* **WHAT IS REQUIRED**: Print the lines of the listing below verbatim from its first line through the line bearing "80, 90, 100]". Any pictures are to be omitted.

* **COLLECTED MATERIAL**:
======

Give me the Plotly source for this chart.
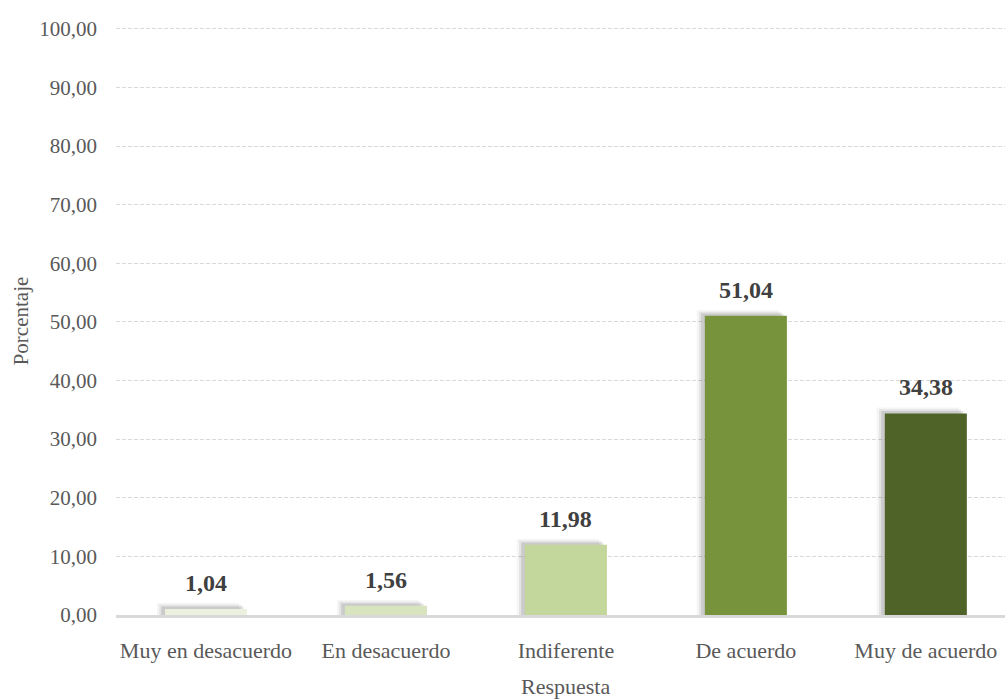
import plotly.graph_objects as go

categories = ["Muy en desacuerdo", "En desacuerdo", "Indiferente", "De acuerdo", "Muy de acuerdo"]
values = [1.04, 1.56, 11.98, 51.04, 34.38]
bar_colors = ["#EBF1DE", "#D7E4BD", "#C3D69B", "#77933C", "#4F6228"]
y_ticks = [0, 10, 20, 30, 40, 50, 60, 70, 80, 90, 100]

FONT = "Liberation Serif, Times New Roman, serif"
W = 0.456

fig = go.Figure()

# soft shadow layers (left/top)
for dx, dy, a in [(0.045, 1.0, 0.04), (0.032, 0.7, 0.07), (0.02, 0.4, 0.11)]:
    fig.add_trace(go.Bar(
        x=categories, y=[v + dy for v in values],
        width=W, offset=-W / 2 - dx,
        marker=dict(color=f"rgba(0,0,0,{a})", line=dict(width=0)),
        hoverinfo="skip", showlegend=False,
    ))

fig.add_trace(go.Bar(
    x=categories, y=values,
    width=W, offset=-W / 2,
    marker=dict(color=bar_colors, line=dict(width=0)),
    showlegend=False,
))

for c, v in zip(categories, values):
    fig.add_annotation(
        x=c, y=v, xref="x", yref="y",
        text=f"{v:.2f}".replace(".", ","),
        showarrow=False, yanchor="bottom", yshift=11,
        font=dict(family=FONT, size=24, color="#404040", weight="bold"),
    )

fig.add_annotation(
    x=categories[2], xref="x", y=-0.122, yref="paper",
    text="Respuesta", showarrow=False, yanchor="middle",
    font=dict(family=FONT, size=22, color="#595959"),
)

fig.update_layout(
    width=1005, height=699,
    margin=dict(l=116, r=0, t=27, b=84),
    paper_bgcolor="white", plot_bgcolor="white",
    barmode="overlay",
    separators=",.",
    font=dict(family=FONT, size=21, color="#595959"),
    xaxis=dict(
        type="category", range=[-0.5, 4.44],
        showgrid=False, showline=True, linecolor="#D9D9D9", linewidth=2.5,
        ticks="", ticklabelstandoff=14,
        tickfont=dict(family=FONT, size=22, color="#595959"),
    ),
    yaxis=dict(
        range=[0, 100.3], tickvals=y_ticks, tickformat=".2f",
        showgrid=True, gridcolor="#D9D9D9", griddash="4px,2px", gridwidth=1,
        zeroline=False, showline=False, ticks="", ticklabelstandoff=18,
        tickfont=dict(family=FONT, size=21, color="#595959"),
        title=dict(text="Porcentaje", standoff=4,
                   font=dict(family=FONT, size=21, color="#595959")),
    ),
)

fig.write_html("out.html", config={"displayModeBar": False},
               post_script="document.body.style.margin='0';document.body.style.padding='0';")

======

* **THE RESPONSE**:
Give me the Plotly source for this chart.
import plotly.graph_objects as go

categories = ["Muy en desacuerdo", "En desacuerdo", "Indiferente", "De acuerdo", "Muy de acuerdo"]
values = [1.04, 1.56, 11.98, 51.04, 34.38]
bar_colors = ["#EBF1DE", "#D7E4BD", "#C3D69B", "#77933C", "#4F6228"]
y_ticks = [0, 10, 20, 30, 40, 50, 60, 70, 80, 90, 100]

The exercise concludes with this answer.